* [The problem]: Print the lines of the listing below verbatim from its first line through the line bearing "28, 29, 30];". Any pictures are to be omitted.

* [Information shown]:

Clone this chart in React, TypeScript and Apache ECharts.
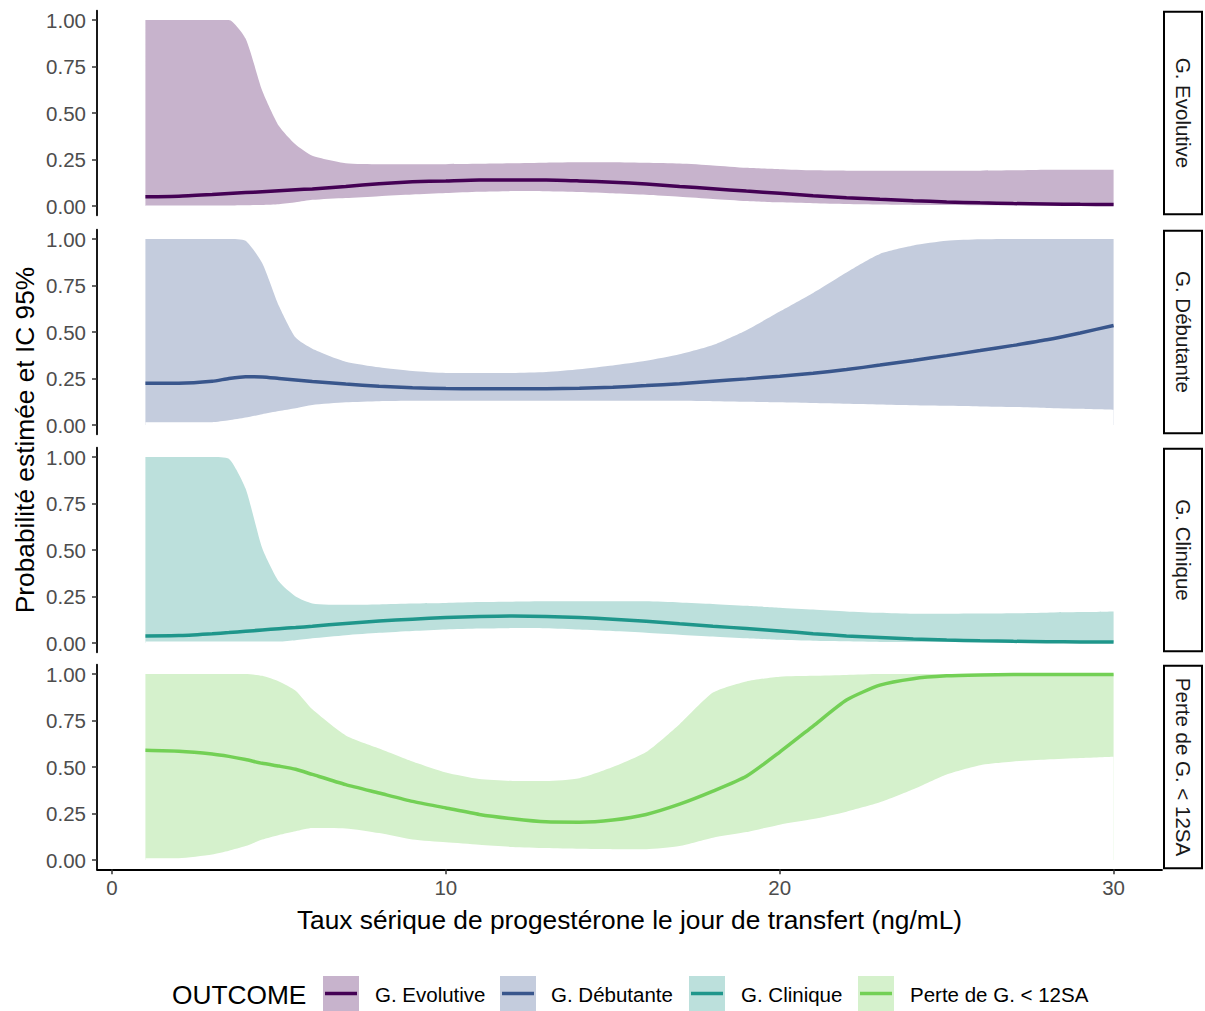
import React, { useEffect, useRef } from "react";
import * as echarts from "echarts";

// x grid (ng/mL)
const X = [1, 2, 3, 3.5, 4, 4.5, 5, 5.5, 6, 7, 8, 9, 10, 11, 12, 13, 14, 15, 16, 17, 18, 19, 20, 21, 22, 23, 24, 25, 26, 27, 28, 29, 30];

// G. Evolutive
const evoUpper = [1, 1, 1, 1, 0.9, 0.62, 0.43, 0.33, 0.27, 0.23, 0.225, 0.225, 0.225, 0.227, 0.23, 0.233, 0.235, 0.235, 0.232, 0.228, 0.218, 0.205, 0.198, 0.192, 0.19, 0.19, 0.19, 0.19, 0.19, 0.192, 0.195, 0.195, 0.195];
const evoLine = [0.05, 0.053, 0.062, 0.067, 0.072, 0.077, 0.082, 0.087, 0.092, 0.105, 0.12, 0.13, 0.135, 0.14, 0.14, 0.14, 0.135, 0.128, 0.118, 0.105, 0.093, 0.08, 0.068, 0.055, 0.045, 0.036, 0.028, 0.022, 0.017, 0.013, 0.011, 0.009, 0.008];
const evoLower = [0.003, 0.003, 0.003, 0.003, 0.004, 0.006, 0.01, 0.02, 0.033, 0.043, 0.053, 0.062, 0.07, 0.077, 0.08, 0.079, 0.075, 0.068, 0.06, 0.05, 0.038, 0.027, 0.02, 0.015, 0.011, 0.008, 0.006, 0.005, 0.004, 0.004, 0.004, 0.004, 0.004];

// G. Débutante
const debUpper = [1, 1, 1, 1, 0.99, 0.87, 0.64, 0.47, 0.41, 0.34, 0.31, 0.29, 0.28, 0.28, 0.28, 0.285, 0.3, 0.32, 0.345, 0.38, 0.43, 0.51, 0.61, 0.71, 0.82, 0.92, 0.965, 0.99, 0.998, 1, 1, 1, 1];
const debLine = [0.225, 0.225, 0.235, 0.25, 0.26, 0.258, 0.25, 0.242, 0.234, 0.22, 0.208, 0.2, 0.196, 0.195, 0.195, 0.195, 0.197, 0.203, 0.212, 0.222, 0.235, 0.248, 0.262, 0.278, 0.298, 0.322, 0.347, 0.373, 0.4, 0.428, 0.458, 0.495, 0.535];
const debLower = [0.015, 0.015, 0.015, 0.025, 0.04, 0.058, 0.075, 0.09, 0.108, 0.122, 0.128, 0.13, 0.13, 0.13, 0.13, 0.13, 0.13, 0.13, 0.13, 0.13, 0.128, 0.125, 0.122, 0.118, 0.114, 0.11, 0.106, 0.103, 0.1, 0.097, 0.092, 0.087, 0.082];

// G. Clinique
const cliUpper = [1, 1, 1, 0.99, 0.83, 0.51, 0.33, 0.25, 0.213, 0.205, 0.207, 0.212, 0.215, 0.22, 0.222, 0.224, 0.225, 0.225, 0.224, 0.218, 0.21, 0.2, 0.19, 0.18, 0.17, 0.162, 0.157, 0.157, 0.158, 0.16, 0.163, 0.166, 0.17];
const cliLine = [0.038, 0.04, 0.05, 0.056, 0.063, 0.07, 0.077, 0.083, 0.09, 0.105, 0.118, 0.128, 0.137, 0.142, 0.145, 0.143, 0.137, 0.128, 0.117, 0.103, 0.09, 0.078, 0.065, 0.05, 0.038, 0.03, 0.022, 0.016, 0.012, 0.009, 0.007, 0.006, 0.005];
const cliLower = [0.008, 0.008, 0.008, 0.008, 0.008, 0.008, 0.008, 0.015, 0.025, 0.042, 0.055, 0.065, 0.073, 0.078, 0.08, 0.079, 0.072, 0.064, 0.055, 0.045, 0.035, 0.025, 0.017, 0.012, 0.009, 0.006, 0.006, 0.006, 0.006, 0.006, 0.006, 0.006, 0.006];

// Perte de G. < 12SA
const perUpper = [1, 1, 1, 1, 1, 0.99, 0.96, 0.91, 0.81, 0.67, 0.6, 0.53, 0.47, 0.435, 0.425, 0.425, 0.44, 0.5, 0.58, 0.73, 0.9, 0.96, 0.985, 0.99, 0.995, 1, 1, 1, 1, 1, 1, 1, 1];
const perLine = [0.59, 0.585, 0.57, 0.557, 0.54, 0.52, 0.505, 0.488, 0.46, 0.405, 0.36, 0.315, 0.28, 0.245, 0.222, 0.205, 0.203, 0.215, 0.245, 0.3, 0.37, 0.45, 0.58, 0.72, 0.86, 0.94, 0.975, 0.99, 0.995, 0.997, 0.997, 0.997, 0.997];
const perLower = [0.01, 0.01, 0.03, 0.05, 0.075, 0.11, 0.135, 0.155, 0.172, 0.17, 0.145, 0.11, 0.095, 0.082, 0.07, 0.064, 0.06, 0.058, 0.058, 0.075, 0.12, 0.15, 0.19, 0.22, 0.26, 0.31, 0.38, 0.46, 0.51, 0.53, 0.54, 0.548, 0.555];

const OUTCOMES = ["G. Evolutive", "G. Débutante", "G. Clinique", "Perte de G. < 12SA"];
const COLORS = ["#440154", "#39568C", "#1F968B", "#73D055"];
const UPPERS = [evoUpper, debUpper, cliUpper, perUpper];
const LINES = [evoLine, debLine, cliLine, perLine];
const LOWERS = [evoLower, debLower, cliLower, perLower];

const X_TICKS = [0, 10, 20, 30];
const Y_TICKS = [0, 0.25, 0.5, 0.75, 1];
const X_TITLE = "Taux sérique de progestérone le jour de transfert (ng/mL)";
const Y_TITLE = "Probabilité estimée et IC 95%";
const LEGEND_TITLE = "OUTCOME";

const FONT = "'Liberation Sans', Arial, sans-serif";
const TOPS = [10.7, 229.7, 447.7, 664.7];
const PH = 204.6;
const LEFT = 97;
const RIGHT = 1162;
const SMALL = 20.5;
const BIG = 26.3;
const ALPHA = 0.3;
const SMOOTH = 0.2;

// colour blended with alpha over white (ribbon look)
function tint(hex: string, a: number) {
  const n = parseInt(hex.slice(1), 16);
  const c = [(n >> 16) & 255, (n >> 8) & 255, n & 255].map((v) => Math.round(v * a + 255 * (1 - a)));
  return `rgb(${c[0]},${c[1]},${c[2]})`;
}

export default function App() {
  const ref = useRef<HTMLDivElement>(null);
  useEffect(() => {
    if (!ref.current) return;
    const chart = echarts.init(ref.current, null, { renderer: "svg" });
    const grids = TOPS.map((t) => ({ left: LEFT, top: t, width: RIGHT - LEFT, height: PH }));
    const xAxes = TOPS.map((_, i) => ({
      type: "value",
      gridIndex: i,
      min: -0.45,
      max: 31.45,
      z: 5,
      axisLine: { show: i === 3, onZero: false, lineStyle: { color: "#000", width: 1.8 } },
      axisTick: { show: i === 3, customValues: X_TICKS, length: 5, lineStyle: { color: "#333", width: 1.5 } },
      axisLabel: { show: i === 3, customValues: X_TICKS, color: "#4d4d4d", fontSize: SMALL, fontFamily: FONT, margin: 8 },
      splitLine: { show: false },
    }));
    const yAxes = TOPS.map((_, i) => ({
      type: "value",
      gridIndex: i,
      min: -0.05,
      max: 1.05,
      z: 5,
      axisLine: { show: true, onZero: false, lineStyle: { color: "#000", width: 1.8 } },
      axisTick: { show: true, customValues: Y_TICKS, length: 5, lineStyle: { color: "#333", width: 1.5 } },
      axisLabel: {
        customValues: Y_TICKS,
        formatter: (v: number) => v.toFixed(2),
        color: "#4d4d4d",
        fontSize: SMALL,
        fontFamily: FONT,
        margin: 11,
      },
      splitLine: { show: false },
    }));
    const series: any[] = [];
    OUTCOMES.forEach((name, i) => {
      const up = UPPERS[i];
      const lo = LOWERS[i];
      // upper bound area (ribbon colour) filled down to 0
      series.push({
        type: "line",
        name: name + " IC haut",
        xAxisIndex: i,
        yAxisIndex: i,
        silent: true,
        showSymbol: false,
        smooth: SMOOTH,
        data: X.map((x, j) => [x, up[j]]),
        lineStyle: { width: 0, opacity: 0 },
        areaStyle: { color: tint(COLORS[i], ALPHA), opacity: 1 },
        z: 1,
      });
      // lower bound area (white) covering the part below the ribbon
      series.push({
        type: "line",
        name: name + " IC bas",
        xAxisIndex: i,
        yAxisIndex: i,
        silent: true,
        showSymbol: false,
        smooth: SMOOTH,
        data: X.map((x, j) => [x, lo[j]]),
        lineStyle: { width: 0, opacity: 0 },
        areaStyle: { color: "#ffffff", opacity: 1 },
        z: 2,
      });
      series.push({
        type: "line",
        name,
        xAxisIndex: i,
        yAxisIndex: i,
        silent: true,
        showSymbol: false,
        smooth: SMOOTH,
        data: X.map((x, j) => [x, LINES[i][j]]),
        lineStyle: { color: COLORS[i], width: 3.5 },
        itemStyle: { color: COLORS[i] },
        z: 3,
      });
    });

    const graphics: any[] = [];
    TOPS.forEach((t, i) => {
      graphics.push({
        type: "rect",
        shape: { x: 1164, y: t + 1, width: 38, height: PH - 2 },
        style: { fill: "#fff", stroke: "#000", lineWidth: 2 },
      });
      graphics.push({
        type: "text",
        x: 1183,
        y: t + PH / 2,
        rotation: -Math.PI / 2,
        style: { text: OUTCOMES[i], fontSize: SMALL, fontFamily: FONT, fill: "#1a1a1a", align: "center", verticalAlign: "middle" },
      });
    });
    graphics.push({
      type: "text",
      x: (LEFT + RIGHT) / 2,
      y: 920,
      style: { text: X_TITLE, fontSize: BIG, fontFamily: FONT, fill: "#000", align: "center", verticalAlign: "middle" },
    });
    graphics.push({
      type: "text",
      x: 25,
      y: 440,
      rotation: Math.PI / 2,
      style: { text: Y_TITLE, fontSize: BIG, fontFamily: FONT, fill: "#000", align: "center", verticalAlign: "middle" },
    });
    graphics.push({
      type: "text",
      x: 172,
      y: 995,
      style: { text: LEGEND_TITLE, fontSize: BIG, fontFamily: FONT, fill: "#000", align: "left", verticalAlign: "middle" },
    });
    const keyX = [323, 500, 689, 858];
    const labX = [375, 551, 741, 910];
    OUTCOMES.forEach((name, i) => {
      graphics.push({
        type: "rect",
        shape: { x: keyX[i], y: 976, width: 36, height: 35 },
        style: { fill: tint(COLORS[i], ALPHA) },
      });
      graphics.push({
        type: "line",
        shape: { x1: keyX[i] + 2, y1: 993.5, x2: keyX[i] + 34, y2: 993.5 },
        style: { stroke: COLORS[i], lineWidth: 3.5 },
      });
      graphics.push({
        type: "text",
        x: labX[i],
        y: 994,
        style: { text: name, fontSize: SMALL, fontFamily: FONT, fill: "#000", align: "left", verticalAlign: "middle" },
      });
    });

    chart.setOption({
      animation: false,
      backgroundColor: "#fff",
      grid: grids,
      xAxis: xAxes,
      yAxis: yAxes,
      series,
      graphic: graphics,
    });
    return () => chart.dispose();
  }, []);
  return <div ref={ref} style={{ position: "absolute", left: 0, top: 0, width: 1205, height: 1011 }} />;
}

* [Solution for this problem]:
Clone this chart in React, TypeScript and Apache ECharts.
import React, { useEffect, useRef } from "react";
import * as echarts from "echarts";

// x grid (ng/mL)
const X = [1, 2, 3, 3.5, 4, 4.5, 5, 5.5, 6, 7, 8, 9, 10, 11, 12, 13, 14, 15, 16, 17, 18, 19, 20, 21, 22, 23, 24, 25, 26, 27, 28, 29, 30];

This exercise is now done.